_Description of the task_.
Skip any picture you find and retype all the remaining lines exactly.
____ Data provided
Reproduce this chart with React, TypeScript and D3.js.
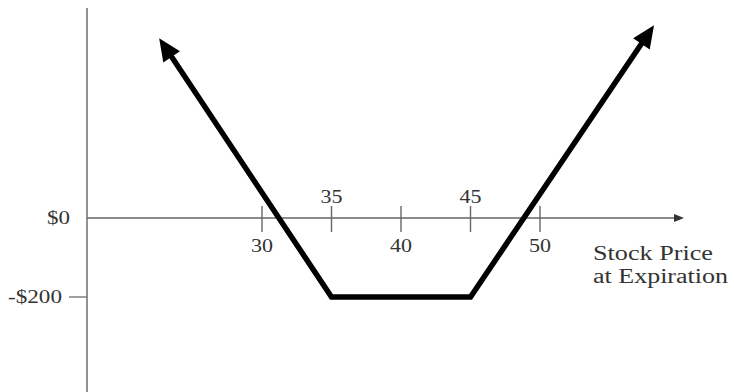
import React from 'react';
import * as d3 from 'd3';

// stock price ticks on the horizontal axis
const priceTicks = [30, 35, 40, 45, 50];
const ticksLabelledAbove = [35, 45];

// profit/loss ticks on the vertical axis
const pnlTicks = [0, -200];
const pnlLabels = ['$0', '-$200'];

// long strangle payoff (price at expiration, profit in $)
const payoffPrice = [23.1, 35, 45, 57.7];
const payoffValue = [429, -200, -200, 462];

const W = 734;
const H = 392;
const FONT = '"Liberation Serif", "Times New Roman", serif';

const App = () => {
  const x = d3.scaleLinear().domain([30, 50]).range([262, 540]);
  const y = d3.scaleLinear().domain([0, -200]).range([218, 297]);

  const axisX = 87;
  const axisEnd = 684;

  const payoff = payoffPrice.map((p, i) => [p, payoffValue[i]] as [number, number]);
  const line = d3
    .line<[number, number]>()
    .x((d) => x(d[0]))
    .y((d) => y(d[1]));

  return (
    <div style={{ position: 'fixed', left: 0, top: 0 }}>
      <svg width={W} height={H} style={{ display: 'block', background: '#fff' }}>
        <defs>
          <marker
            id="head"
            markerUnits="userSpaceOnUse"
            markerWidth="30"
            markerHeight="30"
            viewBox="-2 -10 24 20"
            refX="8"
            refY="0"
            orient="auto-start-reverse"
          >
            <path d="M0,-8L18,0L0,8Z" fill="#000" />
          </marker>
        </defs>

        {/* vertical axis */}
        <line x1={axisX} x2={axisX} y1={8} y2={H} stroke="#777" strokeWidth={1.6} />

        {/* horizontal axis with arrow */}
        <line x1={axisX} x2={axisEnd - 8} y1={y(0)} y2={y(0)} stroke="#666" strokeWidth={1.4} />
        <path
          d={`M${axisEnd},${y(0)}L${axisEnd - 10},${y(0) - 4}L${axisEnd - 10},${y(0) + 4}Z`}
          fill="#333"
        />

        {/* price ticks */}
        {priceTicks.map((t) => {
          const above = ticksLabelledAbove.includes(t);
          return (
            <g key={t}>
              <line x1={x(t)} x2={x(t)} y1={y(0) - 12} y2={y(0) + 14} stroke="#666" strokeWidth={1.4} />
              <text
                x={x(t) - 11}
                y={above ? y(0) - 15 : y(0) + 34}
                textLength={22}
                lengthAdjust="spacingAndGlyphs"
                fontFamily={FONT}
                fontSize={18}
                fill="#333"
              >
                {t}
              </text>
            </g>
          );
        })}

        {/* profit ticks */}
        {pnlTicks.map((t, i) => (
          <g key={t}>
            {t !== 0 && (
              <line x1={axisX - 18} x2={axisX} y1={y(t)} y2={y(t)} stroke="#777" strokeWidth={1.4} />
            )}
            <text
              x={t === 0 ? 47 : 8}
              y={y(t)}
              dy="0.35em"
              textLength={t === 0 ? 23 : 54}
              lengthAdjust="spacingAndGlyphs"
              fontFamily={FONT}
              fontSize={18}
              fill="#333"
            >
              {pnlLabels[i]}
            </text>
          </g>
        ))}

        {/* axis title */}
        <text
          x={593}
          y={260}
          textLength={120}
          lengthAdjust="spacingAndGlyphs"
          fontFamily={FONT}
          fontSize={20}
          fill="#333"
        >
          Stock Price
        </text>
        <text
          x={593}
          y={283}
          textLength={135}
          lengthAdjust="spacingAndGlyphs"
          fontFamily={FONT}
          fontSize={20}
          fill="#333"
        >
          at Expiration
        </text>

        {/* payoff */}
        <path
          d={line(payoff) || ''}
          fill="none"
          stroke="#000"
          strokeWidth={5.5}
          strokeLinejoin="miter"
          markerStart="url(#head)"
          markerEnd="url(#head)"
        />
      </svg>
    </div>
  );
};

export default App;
________
_Correct answer_.
Reproduce this chart with React, TypeScript and D3.js.
import React from 'react';
import * as d3 from 'd3';

// stock price ticks on the horizontal axis
const priceTicks = [30, 35, 40, 45, 50];
const ticksLabelledAbove = [35, 45];

// profit/loss ticks on the vertical axis
const pnlTicks = [0, -200];
const pnlLabels = ['$0', '-$200'];

// long strangle payoff (price at expiration, profit in $)
const payoffPrice = [23.1, 35, 45, 57.7];
const payoffValue = [429, -200, -200, 462];

const W = 734;
const H = 392;
const FONT = '"Liberation Serif", "Times New Roman", serif';

const App = () => {
  const x = d3.scaleLinear().domain([30, 50]).range([262, 540]);
  const y = d3.scaleLinear().domain([0, -200]).range([218, 297]);

  const axisX = 87;
  const axisEnd = 684;

  const payoff = payoffPrice.map((p, i) => [p, payoffValue[i]] as [number, number]);
  const line = d3
    .line<[number, number]>()
    .x((d) => x(d[0]))
    .y((d) => y(d[1]));

  return (
    <div style={{ position: 'fixed', left: 0, top: 0 }}>
      <svg width={W} height={H} style={{ display: 'block', background: '#fff' }}>
        <defs>
          <marker
            id="head"
            markerUnits="userSpaceOnUse"
            markerWidth="30"
            markerHeight="30"
            viewBox="-2 -10 24 20"
            refX="8"
            refY="0"
            orient="auto-start-reverse"
          >
            <path d="M0,-8L18,0L0,8Z" fill="#000" />
          </marker>
        </defs>

        {/* vertical axis */}
        <line x1={axisX} x2={axisX} y1={8} y2={H} stroke="#777" strokeWidth={1.6} />

        {/* horizontal axis with arrow */}
        <line x1={axisX} x2={axisEnd - 8} y1={y(0)} y2={y(0)} stroke="#666" strokeWidth={1.4} />
        <path
          d={`M${axisEnd},${y(0)}L${axisEnd - 10},${y(0) - 4}L${axisEnd - 10},${y(0) + 4}Z`}
          fill="#333"
        />

        {/* price ticks */}
        {priceTicks.map((t) => {
          const above = ticksLabelledAbove.includes(t);
          return (
            <g key={t}>
              <line x1={x(t)} x2={x(t)} y1={y(0) - 12} y2={y(0) + 14} stroke="#666" strokeWidth={1.4} />
              <text
                x={x(t) - 11}
                y={above ? y(0) - 15 : y(0) + 34}
                textLength={22}
                lengthAdjust="spacingAndGlyphs"
                fontFamily={FONT}
                fontSize={18}
                fill="#333"
              >
                {t}
              </text>
            </g>
          );
        })}

        {/* profit ticks */}
        {pnlTicks.map((t, i) => (
          <g key={t}>
            {t !== 0 && (
              <line x1={axisX - 18} x2={axisX} y1={y(t)} y2={y(t)} stroke="#777" strokeWidth={1.4} />
            )}
            <text
              x={t === 0 ? 47 : 8}
              y={y(t)}
              dy="0.35em"
              textLength={t === 0 ? 23 : 54}
              lengthAdjust="spacingAndGlyphs"
              fontFamily={FONT}
              fontSize={18}
              fill="#333"
            >
              {pnlLabels[i]}
            </text>
          </g>
        ))}

        {/* axis title */}
        <text
          x={593}
          y={260}
          textLength={120}
          lengthAdjust="spacingAndGlyphs"
          fontFamily={FONT}
          fontSize={20}
          fill="#333"
        >
          Stock Price
        </text>
        <text
          x={593}
          y={283}
          textLength={135}
          lengthAdjust="spacingAndGlyphs"
          fontFamily={FONT}
          fontSize={20}
          fill="#333"
        >
          at Expiration
        </text>

        {/* payoff */}
        <path
          d={line(payoff) || ''}
          fill="none"
          stroke="#000"
          strokeWidth={5.5}
          strokeLinejoin="miter"
          markerStart="url(#head)"
          markerEnd="url(#head)"
        />
      </svg>
    </div>
  );
};

export default App;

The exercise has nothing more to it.